There are many ways to make Berlin a city we enjoy living in. A city whose greatest quality is its unfinished status and its ability to welcome people who seek and desire change. It is not a city of the nobility or merchants and their guilds, but of second-borns, soldiers of fortune, and displaced persons. Huguenots, Russians, Turks, Kurds, Indians, Poles, Syrians, and all those for whom their small towns and villages have become too small. They are not here because all the decisions have already been made. They bring their ideas, their commitment, and their dreams with them, thus contributing to the city's ongoing transformation.
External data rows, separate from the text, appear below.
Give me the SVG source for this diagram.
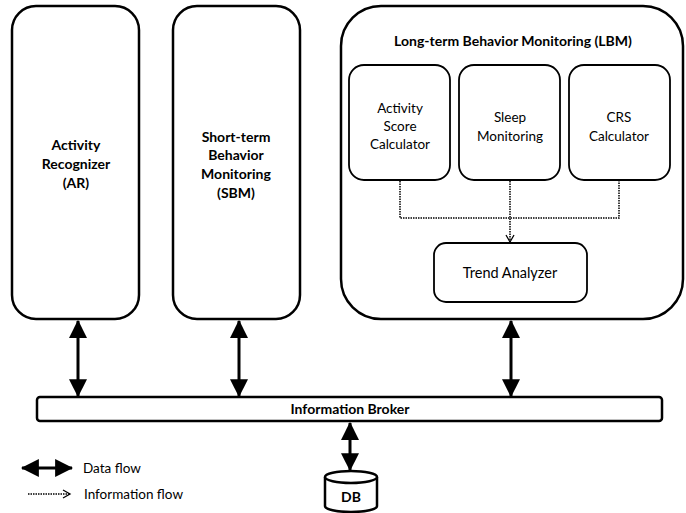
<svg xmlns="http://www.w3.org/2000/svg" width="686" height="513" viewBox="0 0 686 513">
<style>
.box{fill:#fff;stroke:#000;stroke-width:2.5}
.sub{fill:#fff;stroke:#000;stroke-width:1.8}
.b{font-family:Lato,"Open Sans",sans-serif;font-weight:bold;font-size:14px;text-anchor:middle;fill:#000}
.n{font-family:Lato,"Open Sans",sans-serif;font-size:13.5px;text-anchor:middle;fill:#000}
.l{font-family:Lato,"Open Sans",sans-serif;font-size:13.5px;fill:#000}
.data{stroke:#000;stroke-width:3;fill:none}
.info{stroke:#000;stroke-width:1.5;stroke-dasharray:1.5 1;fill:none}
</style>
<defs>
<marker id="ah" markerUnits="userSpaceOnUse" markerWidth="18" markerHeight="18" refX="15" refY="8" orient="auto-start-reverse" viewBox="0 0 16 16">
<path d="M0,0 L16,8 L0,16 Z" fill="#000"/>
</marker>
<marker id="oh" markerUnits="userSpaceOnUse" markerWidth="10" markerHeight="10" refX="8" refY="5" orient="auto" viewBox="0 0 10 10">
<path d="M1,1 L8,5 L1,9" fill="none" stroke="#000" stroke-width="1.3"/>
</marker>
</defs>
<g id="ar">
<rect class="box" x="12" y="6" width="127" height="313" rx="24"/>
<text class="b" x="76" y="150">Activity</text>
<text class="b" x="76" y="169">Recognizer</text>
<text class="b" x="76" y="188">(AR)</text>
</g>
<g id="sbm">
<rect class="box" x="173" y="6" width="127" height="313" rx="24"/>
<text class="b" x="236" y="142">Short-term</text>
<text class="b" x="236" y="160">Behavior</text>
<text class="b" x="236" y="179">Monitoring</text>
<text class="b" x="236" y="198">(SBM)</text>
</g>
<g id="lbm">
<rect class="box" x="341" y="6" width="342" height="313" rx="40"/>
<text class="b" x="513" y="46">Long-term Behavior Monitoring (LBM)</text>
</g>
<g id="asc">
<rect class="sub" x="349" y="65" width="101" height="115" rx="15"/>
<text class="n" x="400" y="113">Activity</text>
<text class="n" x="400" y="131">Score</text>
<text class="n" x="400" y="149">Calculator</text>
</g>
<g id="sleep">
<rect class="sub" x="459" y="65" width="101" height="115" rx="15"/>
<text class="n" x="510" y="122">Sleep</text>
<text class="n" x="510" y="141">Monitoring</text>
</g>
<g id="crs">
<rect class="sub" x="569" y="65" width="101" height="115" rx="15"/>
<text class="n" x="619" y="122">CRS</text>
<text class="n" x="619" y="141">Calculator</text>
</g>
<g id="trend">
<rect class="sub" x="434" y="243" width="153" height="59" rx="12"/>
<text class="n" x="510" y="278" style="font-size:14.5px">Trend Analyzer</text>
</g>
<g id="broker">
<rect class="box" x="37" y="397" width="625" height="24" rx="3"/>
<text class="b" x="350" y="414">Information Broker</text>
</g>
<g id="db">
<path class="box" d="M325,477 L325,506 A26,6 0 0 0 377,506 L377,477"/>
<ellipse class="box" cx="351" cy="477" rx="26" ry="6"/>
<text class="b" x="351" y="502">DB</text>
</g>
<g id="connectors">
<line class="data" x1="78" y1="321" x2="78" y2="396" marker-start="url(#ah)" marker-end="url(#ah)"/>
<line class="data" x1="239" y1="321" x2="239" y2="396" marker-start="url(#ah)" marker-end="url(#ah)"/>
<line class="data" x1="511" y1="321" x2="511" y2="396" marker-start="url(#ah)" marker-end="url(#ah)"/>
<line class="data" x1="350" y1="423" x2="350" y2="470" marker-start="url(#ah)" marker-end="url(#ah)"/>
<path class="info" d="M400,181 V218 H619 V181"/>
<line class="info" x1="510" y1="181" x2="510" y2="242" marker-end="url(#oh)"/>
</g>
<g id="legend">
<line class="data" x1="22" y1="468" x2="72" y2="468" marker-start="url(#ah)" marker-end="url(#ah)"/>
<text class="l" x="83" y="473">Data flow</text>
<line class="info" x1="28" y1="494" x2="70" y2="494" marker-end="url(#oh)"/>
<text class="l" x="84" y="499">Information flow</text>
</g>
</svg>
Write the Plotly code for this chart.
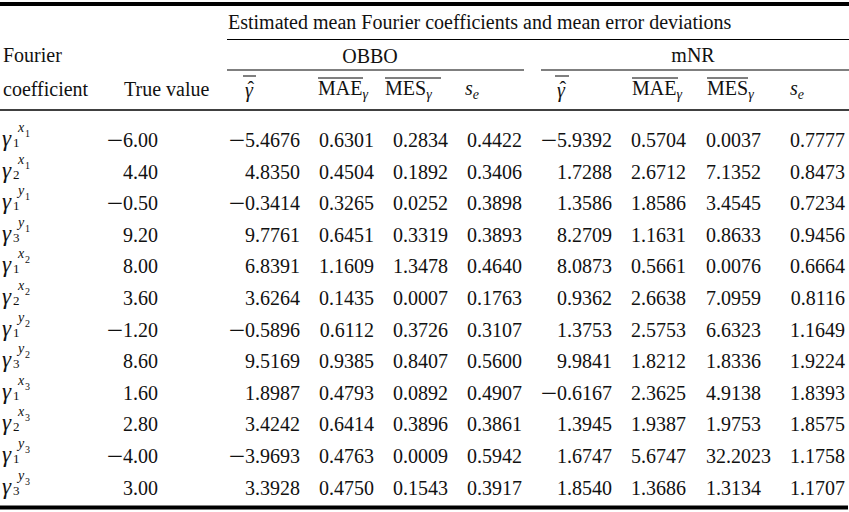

This culture of enabling must not disappear in favor of a culture of obstruction. If vested interests are conserved, if change is blocked, and if diversity is replaced by dogma, then Berlin will lose what made it great. Then the capital of the possible will become a city of missed opportunities. This makes the administrative reform that began in the spring all the more urgent. It should not only assign clear tasks and responsibilities to the employees of the Senate and the districts, but also grant them freedom and scope for action. The futuristic ICC is just as much a part of our city as the traditional eaves; high-rise buildings in Mitte are just as much a part of our city as the bungalows in Mahlsdorf. Living in the future therefore requires an attitude that sees the ambivalence of the city not as a problem, but as its essence. A city is always a compromise. It is loud and quiet, dense and open, planned and grown.

If we accept this, if we not only tolerate the differences but see them as a driving force, then housing will once again be associated with freedom for all people.